Find every line in the records that holds the string "chart". Copy each one.

### PROVIDED DATA ###

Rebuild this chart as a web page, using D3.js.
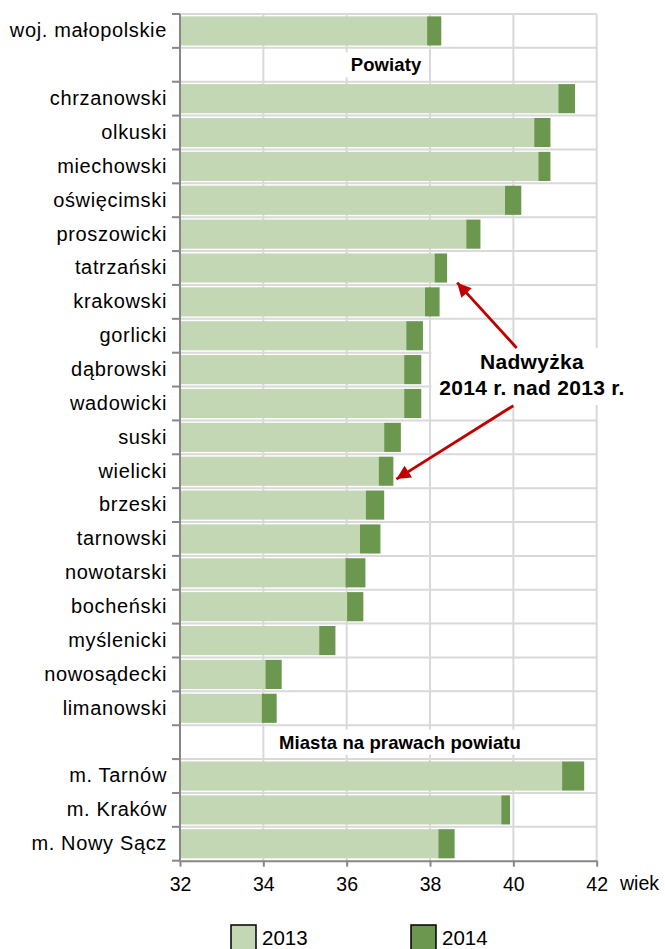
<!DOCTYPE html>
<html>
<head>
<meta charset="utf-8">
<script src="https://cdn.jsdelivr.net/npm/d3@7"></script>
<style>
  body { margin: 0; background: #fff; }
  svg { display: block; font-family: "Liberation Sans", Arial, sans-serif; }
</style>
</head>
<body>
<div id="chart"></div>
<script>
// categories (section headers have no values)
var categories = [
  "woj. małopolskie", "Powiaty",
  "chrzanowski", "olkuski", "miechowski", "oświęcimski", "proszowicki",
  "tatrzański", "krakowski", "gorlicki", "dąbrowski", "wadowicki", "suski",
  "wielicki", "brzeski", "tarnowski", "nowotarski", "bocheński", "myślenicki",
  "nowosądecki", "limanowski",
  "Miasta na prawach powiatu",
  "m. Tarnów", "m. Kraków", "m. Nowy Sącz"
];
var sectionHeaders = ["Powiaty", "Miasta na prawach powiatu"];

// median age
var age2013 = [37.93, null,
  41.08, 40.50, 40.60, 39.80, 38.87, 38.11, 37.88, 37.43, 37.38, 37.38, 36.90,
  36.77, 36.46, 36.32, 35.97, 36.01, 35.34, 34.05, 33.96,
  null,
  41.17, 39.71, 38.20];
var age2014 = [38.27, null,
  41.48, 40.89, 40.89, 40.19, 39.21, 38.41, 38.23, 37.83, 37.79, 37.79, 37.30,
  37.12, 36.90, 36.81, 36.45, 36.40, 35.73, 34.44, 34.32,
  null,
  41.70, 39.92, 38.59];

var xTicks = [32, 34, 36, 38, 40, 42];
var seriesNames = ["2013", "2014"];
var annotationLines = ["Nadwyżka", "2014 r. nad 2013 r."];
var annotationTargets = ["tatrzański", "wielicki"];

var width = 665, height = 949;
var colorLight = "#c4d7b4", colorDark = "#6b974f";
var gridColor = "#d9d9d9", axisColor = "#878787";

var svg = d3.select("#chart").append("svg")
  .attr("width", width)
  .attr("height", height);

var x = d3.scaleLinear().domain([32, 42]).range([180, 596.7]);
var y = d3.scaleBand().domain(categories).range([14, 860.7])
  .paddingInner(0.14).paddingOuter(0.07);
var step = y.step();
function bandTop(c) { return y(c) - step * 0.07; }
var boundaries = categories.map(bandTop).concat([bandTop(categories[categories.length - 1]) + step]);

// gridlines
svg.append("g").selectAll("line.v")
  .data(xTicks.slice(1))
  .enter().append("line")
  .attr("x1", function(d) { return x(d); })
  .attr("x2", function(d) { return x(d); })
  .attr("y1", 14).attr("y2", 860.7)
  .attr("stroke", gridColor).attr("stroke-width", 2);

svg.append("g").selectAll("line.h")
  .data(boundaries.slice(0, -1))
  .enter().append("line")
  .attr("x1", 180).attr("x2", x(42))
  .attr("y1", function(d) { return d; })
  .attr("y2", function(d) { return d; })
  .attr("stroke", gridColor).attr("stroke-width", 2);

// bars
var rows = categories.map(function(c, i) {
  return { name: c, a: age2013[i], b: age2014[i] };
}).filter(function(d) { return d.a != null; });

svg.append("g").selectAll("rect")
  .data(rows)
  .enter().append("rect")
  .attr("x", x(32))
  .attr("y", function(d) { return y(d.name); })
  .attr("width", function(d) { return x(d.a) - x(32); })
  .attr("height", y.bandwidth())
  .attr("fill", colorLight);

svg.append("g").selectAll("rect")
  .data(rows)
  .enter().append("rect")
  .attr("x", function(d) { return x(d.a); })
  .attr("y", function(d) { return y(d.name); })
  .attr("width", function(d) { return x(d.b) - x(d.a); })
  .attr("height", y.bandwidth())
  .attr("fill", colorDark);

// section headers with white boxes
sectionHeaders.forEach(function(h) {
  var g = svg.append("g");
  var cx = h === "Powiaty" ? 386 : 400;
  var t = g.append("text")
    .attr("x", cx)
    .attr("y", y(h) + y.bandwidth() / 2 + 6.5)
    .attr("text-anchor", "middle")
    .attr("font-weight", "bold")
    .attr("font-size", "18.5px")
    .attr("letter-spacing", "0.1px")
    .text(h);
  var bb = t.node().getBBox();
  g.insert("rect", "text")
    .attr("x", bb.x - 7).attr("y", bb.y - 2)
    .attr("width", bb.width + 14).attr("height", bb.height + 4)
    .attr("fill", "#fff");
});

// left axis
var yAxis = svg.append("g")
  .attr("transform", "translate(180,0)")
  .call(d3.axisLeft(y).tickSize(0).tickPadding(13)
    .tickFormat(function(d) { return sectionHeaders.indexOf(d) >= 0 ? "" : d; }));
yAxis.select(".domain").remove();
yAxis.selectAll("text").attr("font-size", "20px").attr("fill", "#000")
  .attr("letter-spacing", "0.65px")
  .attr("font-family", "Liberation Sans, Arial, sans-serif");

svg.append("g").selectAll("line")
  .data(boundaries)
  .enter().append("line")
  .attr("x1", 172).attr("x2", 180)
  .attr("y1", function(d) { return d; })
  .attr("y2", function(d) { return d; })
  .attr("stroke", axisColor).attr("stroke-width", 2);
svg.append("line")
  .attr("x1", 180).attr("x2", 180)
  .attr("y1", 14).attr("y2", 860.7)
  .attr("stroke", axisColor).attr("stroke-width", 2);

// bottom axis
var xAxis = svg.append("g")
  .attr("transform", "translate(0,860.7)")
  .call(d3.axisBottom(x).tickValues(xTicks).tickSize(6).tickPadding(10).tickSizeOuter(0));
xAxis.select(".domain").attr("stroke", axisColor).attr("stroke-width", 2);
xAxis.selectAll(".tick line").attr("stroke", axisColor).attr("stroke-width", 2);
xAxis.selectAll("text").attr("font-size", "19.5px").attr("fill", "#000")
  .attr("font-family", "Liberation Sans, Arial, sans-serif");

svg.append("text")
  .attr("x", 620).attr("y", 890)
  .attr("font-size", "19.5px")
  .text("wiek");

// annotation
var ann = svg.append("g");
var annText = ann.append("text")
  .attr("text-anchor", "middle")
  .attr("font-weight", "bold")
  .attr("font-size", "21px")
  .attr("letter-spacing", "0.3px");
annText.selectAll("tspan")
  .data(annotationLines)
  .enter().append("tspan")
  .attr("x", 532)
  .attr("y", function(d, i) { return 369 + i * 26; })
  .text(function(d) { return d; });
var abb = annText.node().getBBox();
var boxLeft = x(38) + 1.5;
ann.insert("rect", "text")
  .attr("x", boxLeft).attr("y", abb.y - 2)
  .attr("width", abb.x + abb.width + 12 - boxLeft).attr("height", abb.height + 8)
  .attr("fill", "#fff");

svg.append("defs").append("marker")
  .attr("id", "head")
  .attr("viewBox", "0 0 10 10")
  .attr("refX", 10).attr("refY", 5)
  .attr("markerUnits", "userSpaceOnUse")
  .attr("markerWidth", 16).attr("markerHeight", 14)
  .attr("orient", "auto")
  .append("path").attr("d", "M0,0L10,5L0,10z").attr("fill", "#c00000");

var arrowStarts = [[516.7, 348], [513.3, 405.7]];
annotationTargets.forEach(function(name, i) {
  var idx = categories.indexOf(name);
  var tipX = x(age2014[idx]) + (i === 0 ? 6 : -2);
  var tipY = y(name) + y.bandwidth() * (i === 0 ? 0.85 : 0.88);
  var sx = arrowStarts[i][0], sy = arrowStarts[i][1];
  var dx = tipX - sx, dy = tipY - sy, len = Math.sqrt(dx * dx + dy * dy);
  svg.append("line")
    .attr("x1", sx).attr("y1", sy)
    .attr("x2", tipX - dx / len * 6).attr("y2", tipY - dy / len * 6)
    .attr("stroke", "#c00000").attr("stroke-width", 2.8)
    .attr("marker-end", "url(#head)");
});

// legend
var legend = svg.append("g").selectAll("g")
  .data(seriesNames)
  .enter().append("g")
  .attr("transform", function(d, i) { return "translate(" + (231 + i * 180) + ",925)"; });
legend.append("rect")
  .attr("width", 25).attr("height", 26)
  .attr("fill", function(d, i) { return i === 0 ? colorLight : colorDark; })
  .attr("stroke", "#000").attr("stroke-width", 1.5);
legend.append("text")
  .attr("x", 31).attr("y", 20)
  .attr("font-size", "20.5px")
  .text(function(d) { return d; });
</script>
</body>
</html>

###
### PROVIDED DATA ###

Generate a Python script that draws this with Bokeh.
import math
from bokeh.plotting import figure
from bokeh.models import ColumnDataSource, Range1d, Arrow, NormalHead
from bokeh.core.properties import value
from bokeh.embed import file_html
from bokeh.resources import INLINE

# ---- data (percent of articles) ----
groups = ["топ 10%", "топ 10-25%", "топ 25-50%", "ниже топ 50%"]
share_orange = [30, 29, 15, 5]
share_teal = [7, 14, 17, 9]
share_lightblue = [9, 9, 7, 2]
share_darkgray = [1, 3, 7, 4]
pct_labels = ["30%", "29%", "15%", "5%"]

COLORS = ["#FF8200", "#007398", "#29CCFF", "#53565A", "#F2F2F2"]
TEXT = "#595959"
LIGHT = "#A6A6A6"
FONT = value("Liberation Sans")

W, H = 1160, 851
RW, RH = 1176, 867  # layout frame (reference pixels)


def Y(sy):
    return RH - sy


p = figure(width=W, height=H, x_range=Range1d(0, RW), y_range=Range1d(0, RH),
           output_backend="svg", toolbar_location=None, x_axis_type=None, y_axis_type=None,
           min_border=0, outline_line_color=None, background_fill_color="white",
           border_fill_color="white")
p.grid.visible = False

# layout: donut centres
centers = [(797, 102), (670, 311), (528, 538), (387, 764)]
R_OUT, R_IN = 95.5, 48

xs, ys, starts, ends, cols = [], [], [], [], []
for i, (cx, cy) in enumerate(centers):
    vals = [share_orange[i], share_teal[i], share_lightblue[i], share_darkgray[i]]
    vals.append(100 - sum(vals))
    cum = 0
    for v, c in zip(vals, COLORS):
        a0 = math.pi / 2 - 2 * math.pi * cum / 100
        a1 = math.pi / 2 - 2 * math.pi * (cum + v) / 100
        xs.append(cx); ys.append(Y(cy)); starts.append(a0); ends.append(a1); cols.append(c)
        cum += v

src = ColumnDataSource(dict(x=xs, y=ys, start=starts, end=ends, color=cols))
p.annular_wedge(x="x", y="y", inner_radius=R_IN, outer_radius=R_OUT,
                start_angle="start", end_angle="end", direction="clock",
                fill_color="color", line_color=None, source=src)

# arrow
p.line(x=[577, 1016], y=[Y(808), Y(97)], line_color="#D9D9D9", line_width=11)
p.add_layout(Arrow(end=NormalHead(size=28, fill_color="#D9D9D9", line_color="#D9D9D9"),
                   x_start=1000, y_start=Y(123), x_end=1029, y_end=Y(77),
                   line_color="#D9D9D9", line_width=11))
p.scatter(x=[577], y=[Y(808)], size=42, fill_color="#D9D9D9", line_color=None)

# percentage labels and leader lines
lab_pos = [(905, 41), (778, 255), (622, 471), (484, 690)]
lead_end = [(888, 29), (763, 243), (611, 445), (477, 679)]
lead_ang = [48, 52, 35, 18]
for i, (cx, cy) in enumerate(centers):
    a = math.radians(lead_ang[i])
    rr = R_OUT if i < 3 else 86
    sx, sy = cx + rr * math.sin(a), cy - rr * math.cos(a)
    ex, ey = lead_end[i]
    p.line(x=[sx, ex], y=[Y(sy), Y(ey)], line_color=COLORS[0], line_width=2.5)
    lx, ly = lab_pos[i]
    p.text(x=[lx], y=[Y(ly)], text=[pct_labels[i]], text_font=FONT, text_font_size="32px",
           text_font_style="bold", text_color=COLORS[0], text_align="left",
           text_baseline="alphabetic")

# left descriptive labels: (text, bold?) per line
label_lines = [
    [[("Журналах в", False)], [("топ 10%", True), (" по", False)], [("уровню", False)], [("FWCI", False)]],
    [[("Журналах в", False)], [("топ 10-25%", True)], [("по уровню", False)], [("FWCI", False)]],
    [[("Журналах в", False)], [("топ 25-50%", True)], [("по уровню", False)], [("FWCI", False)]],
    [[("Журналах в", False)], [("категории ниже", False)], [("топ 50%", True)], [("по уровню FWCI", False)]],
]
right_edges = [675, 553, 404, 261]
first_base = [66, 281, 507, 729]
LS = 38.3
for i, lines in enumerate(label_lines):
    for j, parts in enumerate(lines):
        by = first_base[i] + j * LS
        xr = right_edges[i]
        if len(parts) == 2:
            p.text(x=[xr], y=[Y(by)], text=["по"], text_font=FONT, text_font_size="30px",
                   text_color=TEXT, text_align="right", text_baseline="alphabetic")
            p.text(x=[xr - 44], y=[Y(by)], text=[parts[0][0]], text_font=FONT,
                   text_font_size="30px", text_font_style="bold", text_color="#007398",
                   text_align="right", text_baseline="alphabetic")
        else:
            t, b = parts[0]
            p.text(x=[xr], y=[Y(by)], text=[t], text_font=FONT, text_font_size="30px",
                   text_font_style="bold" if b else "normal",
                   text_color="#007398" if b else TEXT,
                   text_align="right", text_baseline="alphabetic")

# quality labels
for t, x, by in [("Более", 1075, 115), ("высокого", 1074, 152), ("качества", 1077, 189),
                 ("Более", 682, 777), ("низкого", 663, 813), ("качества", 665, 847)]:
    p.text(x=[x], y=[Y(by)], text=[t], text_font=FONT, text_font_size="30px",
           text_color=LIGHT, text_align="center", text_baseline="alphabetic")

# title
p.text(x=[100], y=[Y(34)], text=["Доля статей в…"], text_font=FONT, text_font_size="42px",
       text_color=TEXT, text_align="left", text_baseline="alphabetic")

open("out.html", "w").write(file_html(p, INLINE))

###

(RESPONSE TO THE TASK)
Rebuild this chart as a web page, using D3.js.
<div id="chart"></div>
var svg = d3.select("#chart").append("svg")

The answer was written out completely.